In our lab, the luminance contrast between 2 surfaces is calculated according to AS 1428.1:2009 or AS/NZS 1428.4.1:2009, with the following equation:

Luminance contrast = 125 x (luminous reflectance 1 – luminous reflectance 2) / (luminous reflectance 1 + luminous reflectance 2 + 25)

For example, the luminous reflectance of surface 1 is 50% (luminous reflectance 1 = 50); the luminous reflectance of surface 2 is 25% (luminous reflectance 2 = 25); the luminance contrast between them can be calculated as:

Luminance contrast = 125 x (50 – 25) / (50 + 25 + 25) = 125 x 25 / 100 = 31.25

The luminance contrast is therefore 31.25 or 31.25%.

A few examples of luminance contrast

Left: luminous reflectance = 63%; Right: luminous reflectance = 9%;
Luminance contrast = 69%

In the example above, the surface on the left (pale grey color) is significantly brighter than the surface on the right (deep grey color). The luminance contrast between them is large (69%).

Left: luminance reflectance = 27.4%; Right: luminance reflectance = 27.9%;
Luminance contrast = 0.7%

In the example above, the surface on the right is only marginally brighter than the one on the left. The luminance contrast between them is small (only 0.7%). When such a surface pair is used as TGSIs, it will be very hard for people with vision impairment to identify them.

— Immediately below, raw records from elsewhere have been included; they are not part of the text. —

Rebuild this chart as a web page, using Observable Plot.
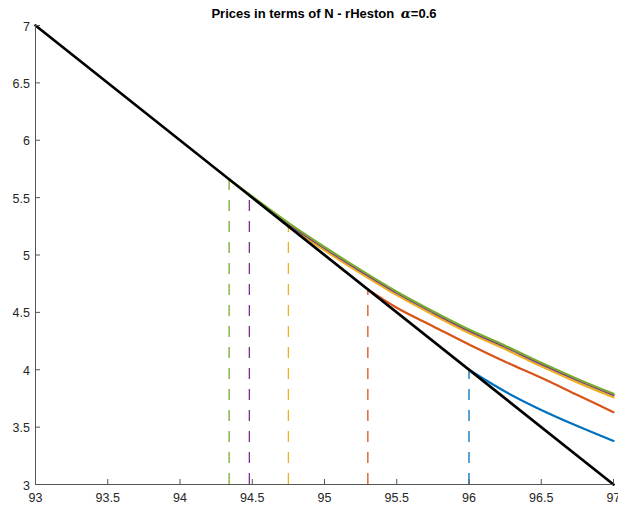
<!DOCTYPE html>
<html><head><meta charset="utf-8">
<script src="https://cdn.jsdelivr.net/npm/d3@7"></script>
<script src="https://cdn.jsdelivr.net/npm/@observablehq/plot@0.6"></script>
<style>body{margin:0;background:#fff}</style>
</head><body><div id="chart"></div>
<script>
const titleMain = "Prices in terms of N - rHeston ";
const titleAlpha = "α";
const titleRest = "=0.6";
const xTicks = [93, 93.5, 94, 94.5, 95, 95.5, 96, 96.5, 97];
const yTicks = [3, 3.5, 4, 4.5, 5, 5.5, 6, 6.5, 7];

const payoffX = [93, 97];
const payoffY = [7, 3];

const blueX = [96, 96.25, 96.5, 96.75, 97];
const blueY = [4.0, 3.81, 3.65, 3.51, 3.38];
const orangeX = [95.30, 95.5, 95.75, 96, 96.25, 96.5, 96.75, 97];
const orangeY = [4.70, 4.54, 4.38, 4.22, 4.07, 3.93, 3.78, 3.63];
const yellowX = [94.75, 95, 95.25, 95.5, 95.75, 96, 96.25, 96.5, 96.75, 97];
const yellowY = [5.25, 5.04, 4.84, 4.65, 4.48, 4.32, 4.18, 4.03, 3.89, 3.76];
const purpleX = [94.48, 94.75, 95, 95.25, 95.5, 95.75, 96, 96.25, 96.5, 96.75, 97];
const purpleY = [5.52, 5.27, 5.06, 4.86, 4.67, 4.50, 4.34, 4.20, 4.05, 3.91, 3.78];
const greenX = [94.34, 94.5, 94.75, 95, 95.25, 95.5, 95.75, 96, 96.25, 96.5, 96.75, 97];
const greenY = [5.66, 5.51, 5.28, 5.07, 4.87, 4.68, 4.51, 4.35, 4.21, 4.06, 3.92, 3.79];

const seriesX = [blueX, orangeX, yellowX, purpleX, greenX];
const seriesY = [blueY, orangeY, yellowY, purpleY, greenY];
const colors = ["#0072BD", "#D95319", "#EDB120", "#7E2F8E", "#77AC30"];

const textColor = "#262626";
const font = "'Liberation Sans', Arial, Helvetica, sans-serif";

const strikes = seriesX.map(xs => xs[0]);
const strikeTops = seriesY.map(ys => ys[0]);
const dashRows = strikes.map((k, i) => ({k, top: strikeTops[i], c: colors[i]}));

const W = 618, H = 508, mL = 35, mR = 5, mT = 25, mB = 24;

const marks = [];
marks.push(Plot.ruleX(dashRows, {x: "k", y1: yTicks[0], y2: "top", stroke: "c", strokeWidth: 1.3, strokeDasharray: "11,10"}));
seriesX.forEach((xs, i) => {
  const rows = xs.map((x, j) => ({x, y: seriesY[i][j]}));
  marks.push(Plot.line(rows, {x: "x", y: "y", stroke: colors[i], strokeWidth: 2.2, curve: "monotone-x"}));
});
marks.push(Plot.line(payoffX.map((x, j) => ({x, y: payoffY[j]})), {x: "x", y: "y", stroke: "#000", strokeWidth: 2.7}));
marks.push(Plot.ruleY([yTicks[0]], {stroke: "#555", strokeWidth: 1}));
marks.push(Plot.ruleX([xTicks[0]], {stroke: "#555", strokeWidth: 1}));
marks.push(Plot.tickX(xTicks, {x: d => d, insetTop: (H - mT - mB) - 5, stroke: "#555", strokeWidth: 1}));
marks.push(Plot.tickY(yTicks, {y: d => d, insetRight: (W - mL - mR) - 5, stroke: "#555", strokeWidth: 1}));
marks.push(Plot.axisX({ticks: xTicks, tickSize: 0, tickPadding: 9, tickFormat: d => String(d), fill: textColor, fontSize: 12.5}));
marks.push(Plot.axisY({ticks: yTicks, tickSize: 0, tickPadding: 5.5, tickFormat: d => String(d), fill: textColor, fontSize: 12.5, dy: 1}));

const chart = Plot.plot({
  width: W, height: H,
  marginLeft: mL, marginRight: mR, marginTop: mT, marginBottom: mB,
  style: {fontFamily: font, fontSize: "12.5px", background: "#fff", color: textColor, overflow: "visible"},
  x: {domain: [xTicks[0], xTicks[xTicks.length - 1]], axis: null},
  y: {domain: [yTicks[0], yTicks[yTicks.length - 1]], axis: null},
  marks
});

const svg = d3.select(chart);
const t = svg.append("text")
  .attr("x", (mL + W - mR) / 2)
  .attr("y", 18)
  .attr("text-anchor", "middle")
  .attr("fill", "#000")
  .style("font-family", font)
  .style("font-size", "13px")
  .style("font-weight", "bold");
t.append("tspan").text(titleMain);
t.append("tspan").attr("dx", 3).style("font-family", "'DejaVu Serif', 'Liberation Serif', serif").style("font-style", "italic").text(titleAlpha);
t.append("tspan").text(titleRest);

document.getElementById("chart").appendChild(chart);
</script>
</body></html>
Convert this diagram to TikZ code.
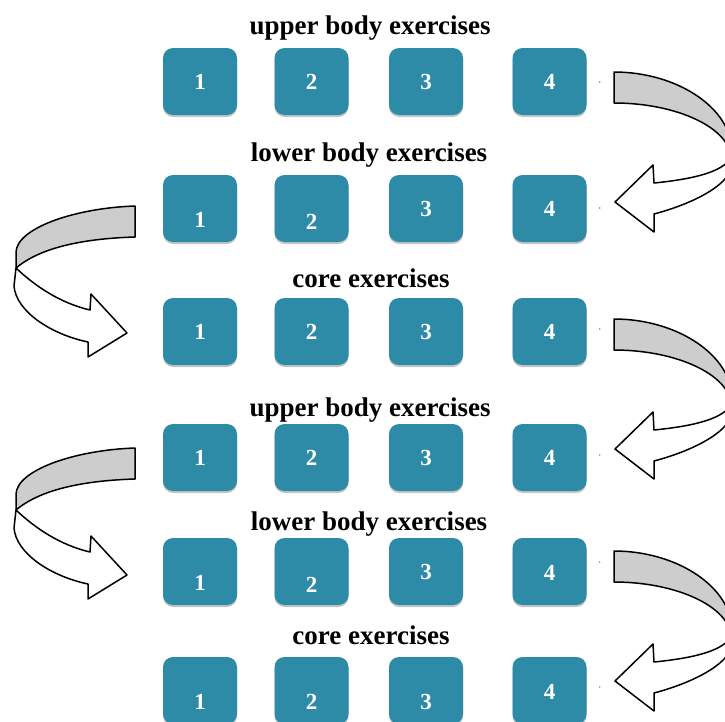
\documentclass[tikz,border=0pt]{standalone}
\usepackage{fontspec}
\setmainfont{Liberation Serif}
\usepackage{tikz}
\usetikzlibrary{shadows}
\definecolor{exteal}{RGB}{46,139,167}
\definecolor{ribbongray}{RGB}{205,205,205}

\begin{document}
\begin{tikzpicture}[
    x=1pt, y=-1pt,
    exbox/.style={fill=exteal, rounded corners=10pt, minimum width=74pt, minimum height=67pt, inner sep=0pt,
        drop shadow={shadow xshift=0pt, shadow yshift=-2pt, opacity=0.45, fill=gray}},
    num/.style={text=white, inner sep=0pt, font=\bfseries\fontsize{23}{23}\selectfont},
    heading/.style={anchor=base, inner sep=0pt, font=\bfseries\fontsize{27}{27}\selectfont},
    back/.style={draw, line width=1.5pt, fill=ribbongray, line join=round},
    front/.style={draw, line width=1.5pt, fill=white, line join=round}
]
\useasboundingbox (0,0) rectangle (725,721);
\clip (0,0) rectangle (725,721);

% headings
\node[heading] (h1) at (370,34) {upper body exercises};
\node[heading] (h2) at (369,161) {lower body exercises};
\node[heading] (h3) at (371,287) {core exercises};
\node[heading] (h4) at (370,416) {upper body exercises};
\node[heading] (h5) at (369,530) {lower body exercises};
\node[heading] (h6) at (371,644) {core exercises};

% exercise boxes
\foreach \r/\cy in {1/81.5, 2/208.5, 3/331.5, 4/457.5, 5/571.5, 6/690.5}
    \foreach \c/\cx in {1/200, 2/311.5, 3/426, 4/549.5}
        \node[exbox] (b\r\c) at (\cx,\cy) {};

% numbers, some sit lower in their box
\foreach \r/\da/\db/\dc/\dd in {1/0/0/0/0, 2/11.5/13/0/0.5, 3/0/0/0/0, 4/0/0/0/0, 5/11.5/13.5/0.5/1.5, 6/11/11/11/1} {
    \node[num] at ([yshift=-\da pt]b\r1.center) {1};
    \node[num] at ([yshift=-\db pt]b\r2.center) {2};
    \node[num] at ([yshift=-\dc pt]b\r3.center) {3};
    \node[num] at ([yshift=-\dd pt]b\r4.center) {4};
}

% small marks right of the last box
\foreach \r/\dy in {1/0.5, 2/-0.5, 3/-2.5, 4/-2.5, 5/-9.5, 6/-3.5}
    \fill[gray] ([xshift=13pt, yshift=-\dy pt]b\r4.east) circle (0.8);

% turning arrows on the right
\foreach \sy in {72, 319, 551} {
    \begin{scope}[shift={(614,\sy)}]
        \draw[front] (117,86) .. controls (108,100) and (80,107) .. (40,111) -- (39,93) -- (1,130)
            -- (40,160) -- (40,142) .. controls (85,130) and (118,110) .. (118,92) -- cycle;
        \draw[back] (0,0) .. controls (63,0) and (118,36) .. (118,80) -- (117,86)
            .. controls (116,56) and (63,31) .. (0,31) -- cycle;
    \end{scope}
}

% turning arrows on the left
\foreach \sy in {206, 448} {
    \begin{scope}[shift={(135,\sy)}, xscale=-1]
        \draw[front] (119,62) .. controls (100,80) and (75,97) .. (45,104) -- (44,88) -- (8,127)
            -- (47,151) -- (47,136) .. controls (85,128) and (119,105) .. (121,80) -- cycle;
        \draw[back] (0,0) .. controls (60,2) and (118,22) .. (119,46) -- (119,62)
            .. controls (100,46) and (65,33) .. (0,31) -- cycle;
    \end{scope}
}
\end{tikzpicture}
\end{document}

Left: luminance reflectance = 23%; Right: luminance reflectance = 24%;
Luminance contrast = 1%

In the example above, the surface on the right (cyan color) is only slightly brighter than the one on the left (green color), the luminance contrast between them is small (only 1%), although they are quite distinct in color. Luminance contrast is different from color contrast. TGSIs with large color contrast but small luminance contrast are still not friendly to visually impaired people.

Daylight reflectance, visible light reflectance, luminous reflectance, and light reflectance value: are they the same?

They are the same in physical meaning: all of them are quantities representing the fraction of visible light reflected by a surface.

For general applications, the results are equivalent. For example: 0.50 (50%) of daylight reflectance = 0.50 (50%) of visible light reflectance = 0.50 (50%) of luminous reflectance = 50 of light reflectance value (LRV).

In practice, there are some subtle differences in the test results, due to the different test methods used. Below are the practices implemented in our lab:

Most of the time, the results obtained with different methods are very close (typically less than ±0.01 of variation).

Are solar reflectance, TSR, and albedo the same?

In the context of material solar reflectance index (SRI), solar reflectance, TSR (total solar reflectance) and albedo are the same.

Particularly, solar reflectance is the standard term used in all relevant ASTM standards. TSR and albedo are not used in the ASTM standards, but they are often used by the industry or some literature.

In our test report, we only report the solar reflectance. In case the TSR or albedo values are needed, the solar reflectance results can be directly used, without conversion.